| TO BE DONE |
Write the data below out exactly as it stands. Do not include the pictures.

── DATASET EXTRACT ──

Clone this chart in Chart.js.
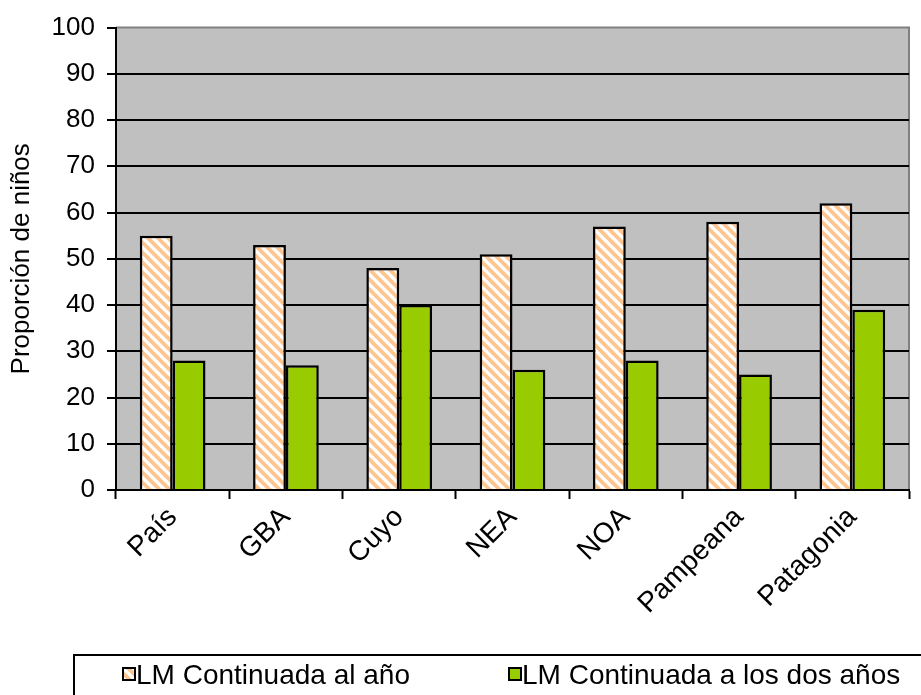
<!DOCTYPE html>
<html>
<head>
<meta charset="utf-8">
<script src="https://cdn.jsdelivr.net/npm/chart.js@4.4.1/dist/chart.umd.min.js"></script>
<style>
  html, body { margin: 0; padding: 0; background: #ffffff; }
  #wrap { width: 921px; height: 695px; }
</style>
</head>
<body>
<div id="wrap"><canvas id="chart" width="921" height="695"></canvas></div>
<script>
// Regions and shares of children still breastfed
const regions = ['País', 'GBA', 'Cuyo', 'NEA', 'NOA', 'Pampeana', 'Patagonia'];
const continuedAtOneYear = [55, 53, 48, 51, 57, 58, 62];
const continuedAtTwoYears = [28, 27, 40, 26, 28, 25, 39];
const seriesNames = ['LM Continuada al año', 'LM Continuada a los dos años'];
const yTitle = 'Proporción de niños';

const FONT = '"Liberation Sans", Arial, Helvetica, sans-serif';
const GREEN = '#99CC00';
const PLOT_BG = '#C0C0C0';

// Diagonal orange hatch on white
function makeHatch() {
  const s = 10;
  const c = document.createElement('canvas');
  c.width = s; c.height = s;
  const g = c.getContext('2d');
  g.fillStyle = '#ffffff';
  g.fillRect(0, 0, s, s);
  g.strokeStyle = '#FFC58F';
  g.lineWidth = 3.8;
  g.lineCap = 'square';
  for (let k = -1; k <= 1; k++) {
    g.beginPath();
    g.moveTo(k * s, 0);
    g.lineTo(k * s + s, s);
    g.stroke();
  }
  return g.createPattern(c, 'repeat');
}
const ctx = document.getElementById('chart').getContext('2d');
const hatch = makeHatch();

// Grey plot background with grey top/right border
const plotBackground = {
  id: 'plotBackground',
  beforeDraw(chart) {
    const a = chart.chartArea;
    const c = chart.ctx;
    c.save();
    c.fillStyle = PLOT_BG;
    c.fillRect(a.left, a.top, a.right - a.left, a.bottom - a.top);
    c.strokeStyle = '#808080';
    c.lineWidth = 2;
    c.beginPath();
    c.moveTo(a.left, a.top);
    c.lineTo(a.right, a.top);
    c.lineTo(a.right, a.bottom);
    c.stroke();
    c.restore();
  }
};

// Framed legend below the category labels
const framedLegend = {
  id: 'framedLegend',
  afterDraw(chart) {
    const c = chart.ctx;
    c.save();
    c.strokeStyle = '#000000';
    c.lineWidth = 2;
    c.strokeRect(74, 655, 900, 80);
    const items = [
      { x: 123, fill: hatch, text: seriesNames[0] },
      { x: 509, fill: GREEN, text: seriesNames[1] }
    ];
    c.font = '28px ' + FONT;
    c.textBaseline = 'middle';
    items.forEach(it => {
      c.fillStyle = it.fill;
      c.fillRect(it.x, 668, 12, 12);
      c.lineWidth = 2;
      c.strokeStyle = '#000000';
      c.strokeRect(it.x, 668, 12, 12);
      c.fillStyle = '#000000';
      c.fillText(it.text, it.x + 13, 676);
    });
    c.restore();
  }
};

new Chart(ctx, {
  type: 'bar',
  data: {
    labels: regions,
    datasets: [
      {
        label: seriesNames[0],
        data: continuedAtOneYear,
        backgroundColor: hatch,
        borderColor: '#000000',
        borderWidth: 2.5,
        borderSkipped: 'bottom'
      },
      {
        label: seriesNames[1],
        data: continuedAtTwoYears,
        backgroundColor: GREEN,
        borderColor: '#000000',
        borderWidth: 2.5,
        borderSkipped: 'bottom'
      }
    ]
  },
  options: {
    responsive: false,
    animation: false,
    devicePixelRatio: 1,
    layout: { padding: { left: 0, top: 27, right: 12, bottom: 0 } },
    datasets: { bar: { categoryPercentage: 0.58, barPercentage: 1.0 } },
    plugins: { legend: { display: false }, tooltip: { enabled: false } },
    scales: {
      x: {
        grid: {
          offset: true,
          drawOnChartArea: false,
          drawTicks: true,
          tickLength: 9,
          tickColor: '#000000',
          tickWidth: 2
        },
        border: { color: '#000000', width: 2 },
        ticks: {
          color: '#000000',
          font: { family: FONT, size: 28 },
          minRotation: 45,
          maxRotation: 45,
          padding: 2
        },
        afterFit(scale) { scale.height = 205; }
      },
      y: {
        min: 0,
        max: 100,
        grid: {
          color: c => (c.tick && (c.tick.value === 100 || c.tick.value === 0)) ? 'rgba(0,0,0,0)' : '#000000',
          lineWidth: 2,
          drawTicks: true,
          tickLength: 9,
          tickColor: '#000000',
          tickWidth: 2
        },
        border: { color: '#000000', width: 2 },
        ticks: {
          stepSize: 10,
          color: '#000000',
          font: { family: FONT, size: 26 },
          padding: 12
        },
        title: {
          display: true,
          text: yTitle,
          color: '#000000',
          font: { family: FONT, size: 26 },
          padding: { top: 6, bottom: 0 }
        },
        afterFit(scale) { scale.width = 116; }
      }
    }
  },
  plugins: [plotBackground, framedLegend]
});
</script>
</body>
</html>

───

| RESPONSE |
Clone this chart in Chart.js.
<!DOCTYPE html>
<html>
<head>
<meta charset="utf-8">
<script src="https://cdn.jsdelivr.net/npm/chart.js@4.4.1/dist/chart.umd.min.js"></script>
<style>
  html, body { margin: 0; padding: 0; background: #ffffff; }
  #wrap { width: 921px; height: 695px; }
</style>
</head>
<body>
<div id="wrap"><canvas id="chart" width="921" height="695"></canvas></div>
<script>
// Regions and shares of children still breastfed
const regions = ['País', 'GBA', 'Cuyo', 'NEA', 'NOA', 'Pampeana', 'Patagonia'];
const continuedAtOneYear = [55, 53, 48, 51, 57, 58, 62];
const continuedAtTwoYears = [28, 27, 40, 26, 28, 25, 39];
const seriesNames = ['LM Continuada al año', 'LM Continuada a los dos años'];
const yTitle = 'Proporción de niños';

const FONT = '"Liberation Sans", Arial, Helvetica, sans-serif';
const GREEN = '#99CC00';
const PLOT_BG = '#C0C0C0';

// Diagonal orange hatch on white
function makeHatch() {
  const s = 10;
  const c = document.createElement('canvas');
  c.width = s; c.height = s;
  const g = c.getContext('2d');
  g.fillStyle = '#ffffff';
  g.fillRect(0, 0, s, s);
  g.strokeStyle = '#FFC58F';
  g.lineWidth = 3.8;
  g.lineCap = 'square';
  for (let k = -1; k <= 1; k++) {
    g.beginPath();
    g.moveTo(k * s, 0);
    g.lineTo(k * s + s, s);
    g.stroke();
  }
  return g.createPattern(c, 'repeat');
}
const ctx = document.getElementById('chart').getContext('2d');
const hatch = makeHatch();

// Grey plot background with grey top/right border
const plotBackground = {
  id: 'plotBackground',
  beforeDraw(chart) {
    const a = chart.chartArea;
    const c = chart.ctx;
    c.save();
    c.fillStyle = PLOT_BG;
    c.fillRect(a.left, a.top, a.right - a.left, a.bottom - a.top);
    c.strokeStyle = '#808080';
    c.lineWidth = 2;
    c.beginPath();
    c.moveTo(a.left, a.top);
    c.lineTo(a.right, a.top);
    c.lineTo(a.right, a.bottom);
    c.stroke();
    c.restore();
  }
};

// Framed legend below the category labels
const framedLegend = {
  id: 'framedLegend',
  afterDraw(chart) {
    const c = chart.ctx;
    c.save();
    c.strokeStyle = '#000000';
    c.lineWidth = 2;
    c.strokeRect(74, 655, 900, 80);
    const items = [
      { x: 123, fill: hatch, text: seriesNames[0] },
      { x: 509, fill: GREEN, text: seriesNames[1] }
    ];
    c.font = '28px ' + FONT;
    c.textBaseline = 'middle';
    items.forEach(it => {
      c.fillStyle = it.fill;
      c.fillRect(it.x, 668, 12, 12);
      c.lineWidth = 2;
      c.strokeStyle = '#000000';
      c.strokeRect(it.x, 668, 12, 12);
      c.fillStyle = '#000000';
      c.fillText(it.text, it.x + 13, 676);
    });
    c.restore();
  }
};

new Chart(ctx, {
  type: 'bar',
  data: {
    labels: regions,
    datasets: [
      {
        label: seriesNames[0],
        data: continuedAtOneYear,
        backgroundColor: hatch,
        borderColor: '#000000',
        borderWidth: 2.5,
        borderSkipped: 'bottom'
      },
      {
        label: seriesNames[1],
        data: continuedAtTwoYears,
        backgroundColor: GREEN,
        borderColor: '#000000',
        borderWidth: 2.5,
        borderSkipped: 'bottom'
      }
    ]
  },
  options: {
    responsive: false,
    animation: false,
    devicePixelRatio: 1,
    layout: { padding: { left: 0, top: 27, right: 12, bottom: 0 } },
    datasets: { bar: { categoryPercentage: 0.58, barPercentage: 1.0 } },
    plugins: { legend: { display: false }, tooltip: { enabled: false } },
    scales: {
      x: {
        grid: {
          offset: true,
          drawOnChartArea: false,
          drawTicks: true,
          tickLength: 9,
          tickColor: '#000000',
          tickWidth: 2
        },
        border: { color: '#000000', width: 2 },
        ticks: {
          color: '#000000',
          font: { family: FONT, size: 28 },
          minRotation: 45,
          maxRotation: 45,
          padding: 2
        },
        afterFit(scale) { scale.height = 205; }
      },
      y: {
        min: 0,
        max: 100,
        grid: {
          color: c => (c.tick && (c.tick.value === 100 || c.tick.value === 0)) ? 'rgba(0,0,0,0)' : '#000000',
          lineWidth: 2,
          drawTicks: true,
          tickLength: 9,
          tickColor: '#000000',
          tickWidth: 2
        },
        border: { color: '#000000', width: 2 },
        ticks: {
          stepSize: 10,
          color: '#000000',
          font: { family: FONT, size: 26 },
          padding: 12
        },
        title: {
          display: true,
          text: yTitle,
          color: '#000000',
          font: { family: FONT, size: 26 },
          padding: { top: 6, bottom: 0 }
        },
        afterFit(scale) { scale.width = 116; }
      }
    }
  },
  plugins: [plotBackground, framedLegend]
});
</script>
</body>
</html>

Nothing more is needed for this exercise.